N.J. withholds Sandy integrity monitoring reports

Posted: March 01, 2014

With its now-terminated $68 million Sandy housing-recovery contract under increasing scrutiny, the Christie administration is refusing to release reports from Sandy integrity monitors, required by a law passed nearly a year ago, a housing group says.

The state law, implemented this month, requires monitors for all Sandy-related contracts above $5 million.

The Fair Share Housing Center, a Cherry Hill-based advocacy group that has tangled with the administration over transparency and other issues, said Thursday that it had been notified that the reports would not be made public because the state considered them "draft reports" and as such "exempted in their entirety as advisory and consultative documents."

Fair Share attorney Kevin Walsh questioned why reports would be in draft form. "Is the administration editing the reports provided to it?
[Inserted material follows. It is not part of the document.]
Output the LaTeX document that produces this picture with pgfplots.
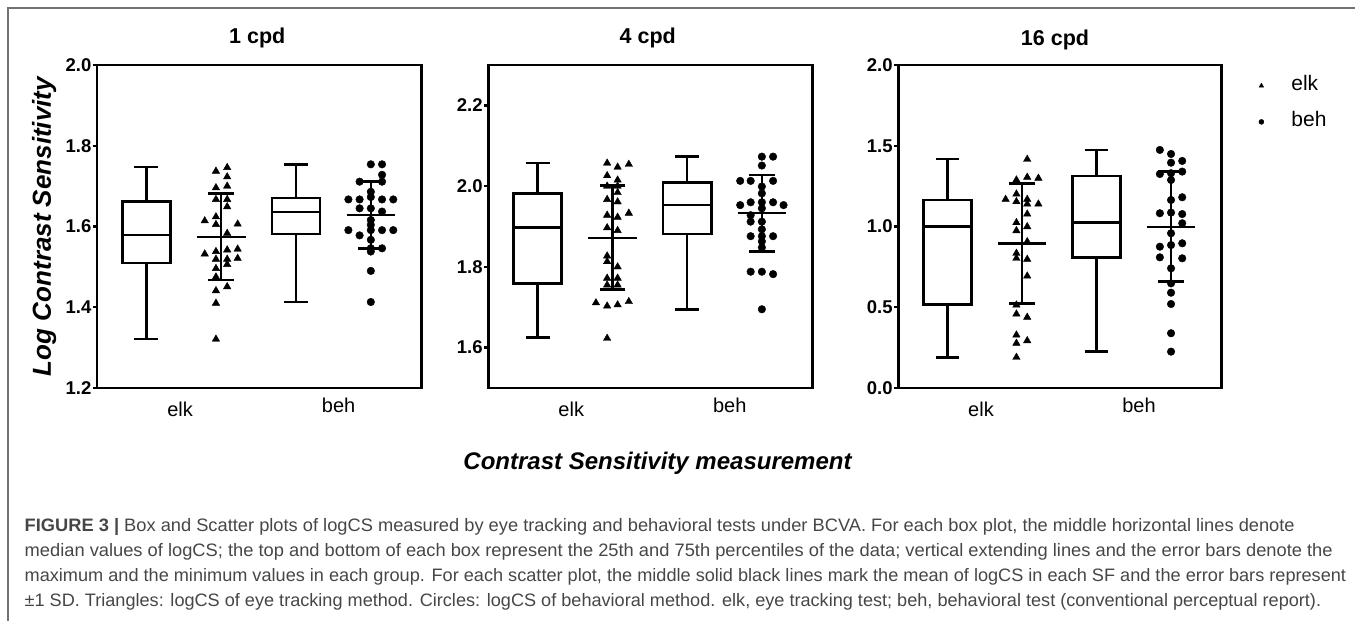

Are integrity monitors functioning in an independent fashion, as intended by the act requiring them, or simply acting as agents of the administration?"

The state did not return a request for comment.

Walsh said the denials comprise a "troubling pattern" for a recovery effort that has come under intense criticism from storm victims. Gov. Christie and his cabinet have heard from angry residents at several public forums over the last few weeks.

On Wednesday, the state made public documents that showed that the Louisiana-based firm of Hammerman & Gainer Inc. (HGI) billed the state $51 million for about eight months of work, of which $18 million is still outstanding.

The total contract with the company - hired to roll out and manage the state's main homeowner grant program - was for $68 million and was to cover three years.

The company was fired in December over what the Department of Community Affairs now describes as "performance-related" concerns.

Sandy victims complained of lost paperwork, redundancies, and slow fund disbursal. In the documents, uncovered through an open-records request by Fair Share Housing, the company complains that the state's expectations exceeded the initial contract.

Walsh said the state contended that weekly and monthly reports required from HGI did not exist.

"People are mad that the state is doing a bad job, and are only going to get madder when the state edits or hides documents," Walsh said.

State officials have blamed cumbersome federal guidelines for many of the delays and said they terminated the HGI contract after failing to resolve concerns raised by victims. They also point to New York's equivalent program, which has not yet released funds to anyone.